Show all lines from the data that include the word "matplotlib".

- [TASK DATA]:
## START

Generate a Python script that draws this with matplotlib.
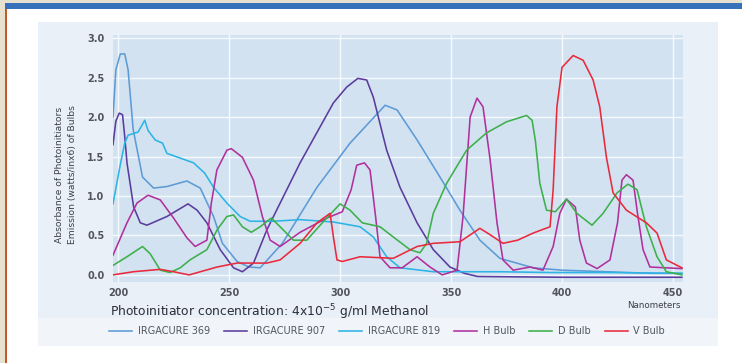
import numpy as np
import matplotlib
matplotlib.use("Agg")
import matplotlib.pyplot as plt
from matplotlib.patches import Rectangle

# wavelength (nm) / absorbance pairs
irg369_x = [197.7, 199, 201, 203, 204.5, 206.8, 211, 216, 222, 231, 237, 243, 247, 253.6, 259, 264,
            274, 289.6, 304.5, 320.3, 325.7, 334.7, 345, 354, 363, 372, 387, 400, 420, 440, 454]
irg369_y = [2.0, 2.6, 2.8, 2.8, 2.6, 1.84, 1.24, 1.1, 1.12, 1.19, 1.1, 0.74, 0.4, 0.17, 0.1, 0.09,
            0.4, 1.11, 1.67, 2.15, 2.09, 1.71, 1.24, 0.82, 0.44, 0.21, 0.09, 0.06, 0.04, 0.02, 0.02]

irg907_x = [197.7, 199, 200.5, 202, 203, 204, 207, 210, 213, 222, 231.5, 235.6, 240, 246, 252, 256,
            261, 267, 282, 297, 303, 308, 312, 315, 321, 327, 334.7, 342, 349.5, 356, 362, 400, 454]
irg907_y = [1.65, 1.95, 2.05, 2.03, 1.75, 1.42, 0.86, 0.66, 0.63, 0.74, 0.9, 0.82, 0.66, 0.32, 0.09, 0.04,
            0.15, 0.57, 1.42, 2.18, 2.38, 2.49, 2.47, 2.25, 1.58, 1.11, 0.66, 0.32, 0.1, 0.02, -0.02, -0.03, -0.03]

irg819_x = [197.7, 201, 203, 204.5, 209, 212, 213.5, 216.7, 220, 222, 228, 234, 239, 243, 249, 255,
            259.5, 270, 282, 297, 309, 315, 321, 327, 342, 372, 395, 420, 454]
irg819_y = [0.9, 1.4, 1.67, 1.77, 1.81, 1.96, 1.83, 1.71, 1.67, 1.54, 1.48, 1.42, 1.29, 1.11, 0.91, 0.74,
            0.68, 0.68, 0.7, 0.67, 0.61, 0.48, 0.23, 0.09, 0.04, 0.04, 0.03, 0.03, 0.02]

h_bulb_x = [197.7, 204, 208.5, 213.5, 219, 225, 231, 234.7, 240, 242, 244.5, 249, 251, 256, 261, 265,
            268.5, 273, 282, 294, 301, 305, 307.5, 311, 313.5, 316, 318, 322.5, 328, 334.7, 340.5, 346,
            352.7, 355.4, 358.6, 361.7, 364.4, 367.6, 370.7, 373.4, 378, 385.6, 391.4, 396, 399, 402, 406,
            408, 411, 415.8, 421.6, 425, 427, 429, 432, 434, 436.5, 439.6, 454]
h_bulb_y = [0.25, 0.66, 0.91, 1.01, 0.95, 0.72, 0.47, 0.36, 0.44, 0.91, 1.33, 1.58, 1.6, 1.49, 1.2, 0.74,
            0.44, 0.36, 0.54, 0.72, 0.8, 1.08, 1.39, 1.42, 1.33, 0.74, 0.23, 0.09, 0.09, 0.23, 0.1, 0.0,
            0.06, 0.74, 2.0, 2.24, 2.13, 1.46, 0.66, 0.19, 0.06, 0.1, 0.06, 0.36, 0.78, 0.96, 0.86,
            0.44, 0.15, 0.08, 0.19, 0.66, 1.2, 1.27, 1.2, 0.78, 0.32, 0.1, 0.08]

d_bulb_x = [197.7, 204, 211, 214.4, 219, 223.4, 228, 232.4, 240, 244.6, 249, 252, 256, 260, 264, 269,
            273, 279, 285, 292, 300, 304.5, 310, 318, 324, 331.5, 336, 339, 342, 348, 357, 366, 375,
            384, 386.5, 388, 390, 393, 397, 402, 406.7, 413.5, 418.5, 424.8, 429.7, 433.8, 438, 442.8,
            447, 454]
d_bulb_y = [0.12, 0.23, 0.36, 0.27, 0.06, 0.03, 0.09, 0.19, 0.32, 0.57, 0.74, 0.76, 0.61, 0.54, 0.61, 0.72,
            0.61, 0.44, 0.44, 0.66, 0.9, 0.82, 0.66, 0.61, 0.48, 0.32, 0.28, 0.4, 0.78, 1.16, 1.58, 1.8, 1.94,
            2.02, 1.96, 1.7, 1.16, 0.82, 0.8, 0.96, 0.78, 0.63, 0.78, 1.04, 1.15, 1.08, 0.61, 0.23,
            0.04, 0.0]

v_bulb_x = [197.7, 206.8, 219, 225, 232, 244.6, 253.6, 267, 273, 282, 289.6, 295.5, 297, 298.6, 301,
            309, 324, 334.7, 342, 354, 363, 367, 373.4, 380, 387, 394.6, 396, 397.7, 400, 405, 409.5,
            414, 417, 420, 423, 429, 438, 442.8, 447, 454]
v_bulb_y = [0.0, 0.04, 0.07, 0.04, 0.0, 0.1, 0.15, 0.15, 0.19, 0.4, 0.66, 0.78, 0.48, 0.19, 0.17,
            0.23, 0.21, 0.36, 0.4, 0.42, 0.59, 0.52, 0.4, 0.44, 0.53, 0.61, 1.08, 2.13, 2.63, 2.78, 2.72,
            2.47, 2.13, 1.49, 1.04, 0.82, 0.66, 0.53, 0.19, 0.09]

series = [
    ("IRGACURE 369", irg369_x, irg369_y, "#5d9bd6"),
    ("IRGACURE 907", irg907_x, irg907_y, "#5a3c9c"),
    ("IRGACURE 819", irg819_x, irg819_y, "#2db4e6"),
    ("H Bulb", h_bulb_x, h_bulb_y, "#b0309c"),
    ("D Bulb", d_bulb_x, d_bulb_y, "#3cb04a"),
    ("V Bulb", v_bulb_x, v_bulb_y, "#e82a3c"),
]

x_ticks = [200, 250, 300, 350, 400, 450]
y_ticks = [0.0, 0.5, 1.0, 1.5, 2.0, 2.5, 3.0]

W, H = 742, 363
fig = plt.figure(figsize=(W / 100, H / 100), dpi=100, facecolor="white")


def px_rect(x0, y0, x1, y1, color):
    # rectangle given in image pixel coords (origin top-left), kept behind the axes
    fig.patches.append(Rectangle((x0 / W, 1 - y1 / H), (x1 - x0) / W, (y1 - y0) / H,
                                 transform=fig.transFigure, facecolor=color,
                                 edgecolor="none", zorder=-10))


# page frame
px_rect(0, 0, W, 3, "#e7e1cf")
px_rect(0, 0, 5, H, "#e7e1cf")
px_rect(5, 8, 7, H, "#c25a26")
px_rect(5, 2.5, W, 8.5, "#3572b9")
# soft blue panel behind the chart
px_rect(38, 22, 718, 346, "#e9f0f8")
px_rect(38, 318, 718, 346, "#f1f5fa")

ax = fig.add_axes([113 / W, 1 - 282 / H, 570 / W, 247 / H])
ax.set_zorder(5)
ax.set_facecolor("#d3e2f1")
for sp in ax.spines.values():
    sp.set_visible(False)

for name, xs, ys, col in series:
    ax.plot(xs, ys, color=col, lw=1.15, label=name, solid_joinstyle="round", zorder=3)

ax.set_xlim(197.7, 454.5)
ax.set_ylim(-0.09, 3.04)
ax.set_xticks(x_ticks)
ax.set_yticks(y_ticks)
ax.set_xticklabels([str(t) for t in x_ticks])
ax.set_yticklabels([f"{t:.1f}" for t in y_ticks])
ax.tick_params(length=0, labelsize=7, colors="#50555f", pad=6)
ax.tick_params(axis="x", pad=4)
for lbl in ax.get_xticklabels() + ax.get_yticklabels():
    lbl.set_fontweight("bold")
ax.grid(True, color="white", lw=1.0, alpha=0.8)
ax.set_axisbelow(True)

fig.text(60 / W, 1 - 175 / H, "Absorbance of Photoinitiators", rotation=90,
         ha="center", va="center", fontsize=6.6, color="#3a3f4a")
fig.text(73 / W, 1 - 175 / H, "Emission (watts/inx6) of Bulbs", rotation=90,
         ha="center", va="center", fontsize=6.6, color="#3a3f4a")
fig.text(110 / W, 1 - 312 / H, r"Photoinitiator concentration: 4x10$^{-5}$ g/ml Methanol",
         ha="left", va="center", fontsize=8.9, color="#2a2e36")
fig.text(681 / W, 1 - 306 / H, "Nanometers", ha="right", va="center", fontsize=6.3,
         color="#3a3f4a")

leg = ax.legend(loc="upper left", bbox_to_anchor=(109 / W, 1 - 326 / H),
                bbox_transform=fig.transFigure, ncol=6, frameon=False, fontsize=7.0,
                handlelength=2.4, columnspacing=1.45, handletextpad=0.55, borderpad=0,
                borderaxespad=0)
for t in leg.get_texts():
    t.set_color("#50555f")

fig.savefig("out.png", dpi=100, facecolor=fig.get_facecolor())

## END
## START

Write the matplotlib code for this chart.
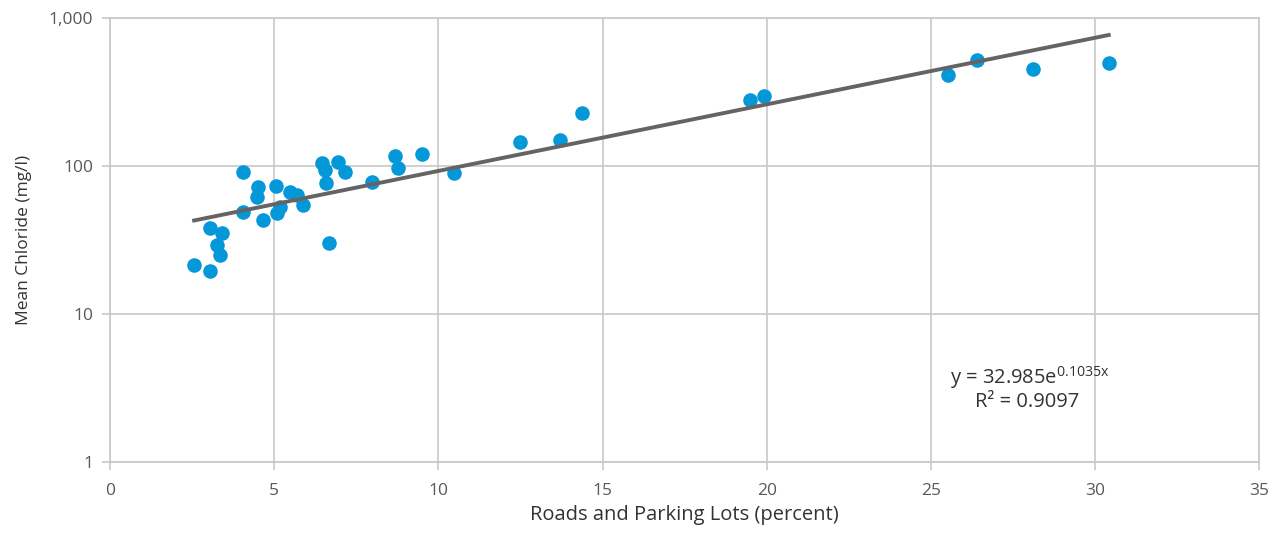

## END

- [COMPLETE OUTPUT]:
Generate a Python script that draws this with matplotlib.
import matplotlib
matplotlib.use("Agg")
import matplotlib.pyplot as plt
from matplotlib.patches import Rectangle
Write the matplotlib code for this chart.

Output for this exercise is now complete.